Я вспомнил рассказ Т. Л. Сухотиной о том, как X. Н. Абрикосов до женитьбы жил у М. А. Шмидт в Овсянниках, помогал ей в работах по хозяйству и, между прочим, в крестьянской одежде продавал молоко тульским дачникам на станции Засека. В семье Толстых X. Н. Абрикосов, видимо, пользуется всеобщей любовью.
Лев Николаевич присел в кресло.
— Хочу пойти отдохнуть. Думаю, что следует только тогда работать, когда угодно богу. Все стараешься перестать думать, что надо что‑то сказать, что это кому‑то будет нужно. Нужно жить по воле божьей, не думать о последствиях… Вы помните, я говорил, что если думаешь о последствиях, то наверное занят личным делом, а если не думаешь, то общим. Вот так надо жить, делая общее дело. Так птичка живет, травка… Их дело, несомненно, общее.
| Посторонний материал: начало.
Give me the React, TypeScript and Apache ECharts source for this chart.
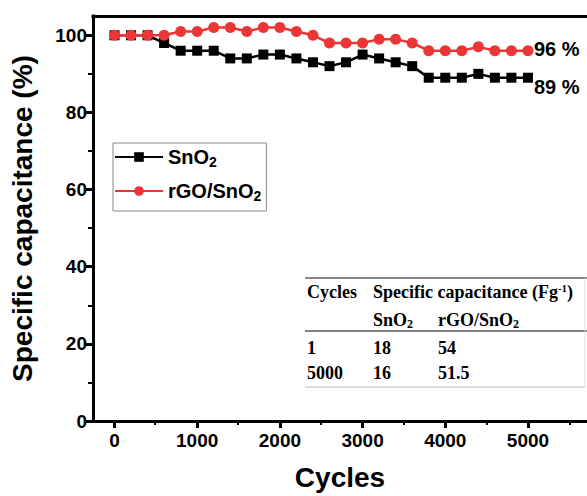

За вечерним чаем говорили о Московском Художественном театре и о новых постановках его. Лев Николаевич выразился о «Месяце в деревне» Тургенева, что это «ничтожная вещь». О комедии Островского «На всякого мудреца довольно простоты» говорил:
— Да ведь это не характерно для Островского! У него есть из первых произведений прелестные. Из того быта, который он знал, и любил, и осуждал. И любил, что надо для художника.
О Б. Н. Чичерине:
— Это был профессор и юрист…Что теперь называется — кадет. Я всегда удивлялся его привязанности ко мне. Чувствовал себя обязанным по отношению к нему и в то же время чуждым.
О своем брате Сергее:
— Должно быть, все‑таки между братьями бывает много общего. Сергей был совсем другой человек, чем я, и все‑таки я его прекрасно понимал. Мне кажется, никакие люди не могут понимать друг друга так ясно, как братья.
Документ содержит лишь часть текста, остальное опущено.